Southwest has the largest fuel hedging program in the country. Meaning, it locks in prices when oil is cheap and suffers far less than competitors – some of which don’t even hedge their costs – when prices rise.
Oil might not be rocketing higher, but any increase to jet fuel prices will have only a negligible effect on Southwest. But even if these rising price estimates are too low… and oil and fuel costs spike later this year (after, say, a interest rate cut or a trade deal with China)… Southwest has already locked in these low rates.
That makes the company two-for-two in its competitive advantages. The final reason why investors have missed the mark on Southwest is a more recent development.
Just today, JP Morgan is reporting that American Airlines is raising domestic ticket prices. Southwest, as the analyst noted, already did this weeks ago. No one on Wall Street seemed to notice.
While the rest of the industry needs to raise these rates to combat their squeeze to margins, Southwest’s price hike will flow straight into its bottom line.
But of course, we can’t discuss Southwest without coming back around to the grounding of the Boeing Max jets. We noted that 9% of the company’s fleet is made up of these new troubled planes. Only about 2.5% of its flights are made by these plans. But, still, those planes will be grounded throughout the busy summer season.
While this certainly means the company isn’t going to have a “blowout” year as its management recently noted, this Max grounding does present an opportunity.
You see, when combined with Wall Street’s clearly misguided view of the company’s economic outlook and cost profile, shares are lower than they should be.
The company has two major catalysts coming up that could change this tide, however. First, any news on the Boeing Max jets will create instant speculation. The minute the planes are cleared to go back on the flight schedule, shares will certainly tick up for LUV.
Second, the company reports its second quarter results. If it can maintain its record growth pace – at least on the top line – and show stability in its margins, investors will come back.
There’s a real short-term upside potential here. Despite the negative press surrounding airlines, Southwest is in the pilot’s seat. As some form of certainty comes back into this industry (trade, prices, costs, the Boeing mess), investors will notice Southwest’s advantageous position.
Fortunately, there’s a great way to play it without needing to lay out a large bet on its shares.
A Strategy For Short Term Bulls
A bull call spread is a type of options trade that involves buying one call option and selling a second one with a higher strike price.

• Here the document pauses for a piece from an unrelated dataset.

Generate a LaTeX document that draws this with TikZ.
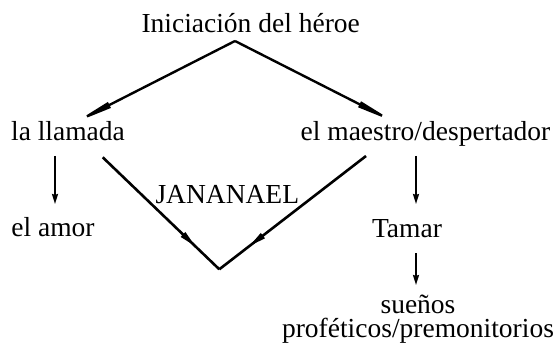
\documentclass[tikz,border=0pt]{standalone}
\usepackage{fontspec}
\setmainfont{Liberation Serif}
\usetikzlibrary{arrows.meta,decorations.markings}
\tikzset{
  lbl/.style={anchor=base,inner sep=0pt,outer sep=0pt,font=\fontsize{27.5}{33}\selectfont},
  toparrow/.style={line width=2.4pt,-{Triangle[length=42pt,width=6pt]}},
  downarrow/.style={line width=1.8pt,-{Stealth[length=10pt,width=6pt,inset=1pt]}},
  midarrow/.style={line width=2.6pt,postaction={decorate},
    decoration={markings,mark=at position 0.8 with {\arrow{Triangle[length=18pt,width=6pt]}}}}
}
\begin{document}
\begin{tikzpicture}[x=1pt,y=-1pt]
\useasboundingbox (0,0) rectangle (559,347);
\node[lbl] (title) at (250.7,33) {Iniciación del héroe};
\node[lbl] (llamada) at (68,140.7) {la llamada};
\node[lbl] (maestro) at (425.5,140.7) {el maestro/despertador};
\node[lbl] (amor) at (53,236.7) {el amor};
\node[lbl] (jan) at (227.3,204) {JANANAEL};
\node[lbl] (tamar) at (407,237.3) {Tamar};
\node[lbl,align=center] (suenos) at (418,337.3) {sueños\\[-9pt]proféticos/premonitorios};
\coordinate (vb) at (219.3,269.3);
\draw[toparrow] ([xshift=-15.7pt,yshift=-8pt]title.base) -- ([xshift=4pt,yshift=16.7pt]llamada.base);
\draw[toparrow] ([xshift=-15.7pt,yshift=-8pt]title.base) -- ([xshift=-28.5pt,yshift=17.4pt]maestro.base);
\draw[downarrow] ([xshift=-13pt,yshift=-15.3pt]llamada.base) -- ([xshift=2pt,yshift=32.7pt]amor.base);
\draw[midarrow] ([xshift=34.7pt,yshift=-16.6pt]llamada.base) -- (vb);
\draw[midarrow] ([xshift=-59.5pt,yshift=-15.3pt]maestro.base) -- (vb);
\draw[downarrow] ([xshift=-9.5pt,yshift=-15.3pt]maestro.base) -- ([xshift=9pt,yshift=33.3pt]tamar.base);
\draw[downarrow] ([xshift=9pt,yshift=-16pt]tamar.base) -- ([xshift=-2pt,yshift=52.3pt]suenos.base);
\end{tikzpicture}
\end{document}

This reduces the entry cost of the trade in exchange for a capped profit potential. For a situation like this one, that’s a tradeoff worth taking.
You see, Southwest is misjudged right now. But it isn’t set for a triple digit rally overnight. As investors realize their mistake, shares will tick up… not skyrocket.
You can see what this strategy looks like here:
Source: The Options Industry Council
Considering the two catalysts for Southwest’s late summer surge, there’s a perfect specific bull call spread forming right now.
A Specific Trade On LUV
Right now, a trader could buy a September 20 $52.50 LUV call for $3.12 per share and sell a September 20 $57.50 call for $1.09 per share for a cost of $2.03 per share. Since each represent 100 shares of LUV, that’s a total net debit of $203.
That’s the total amount at risk with this trade. No matter what happens over the next three months – with trade, prices, costs, etc. – that’s the only money the trader has at stake.
To find the maximum potential profit, take the difference in strike prices ($57.50 – $52.50 = $5), and subtract the cost ($5 – $2.03 = $2.97). On 100 shares, that’s a max return potential of $297.
In other words, if shares rise just $5 over the next three full months, the trader would see a return of 146% on the amount he has at risk.
With so much going Southwest’s way, despite how Wall Street is viewing things right now, a $5 share price jump is definitely on the table.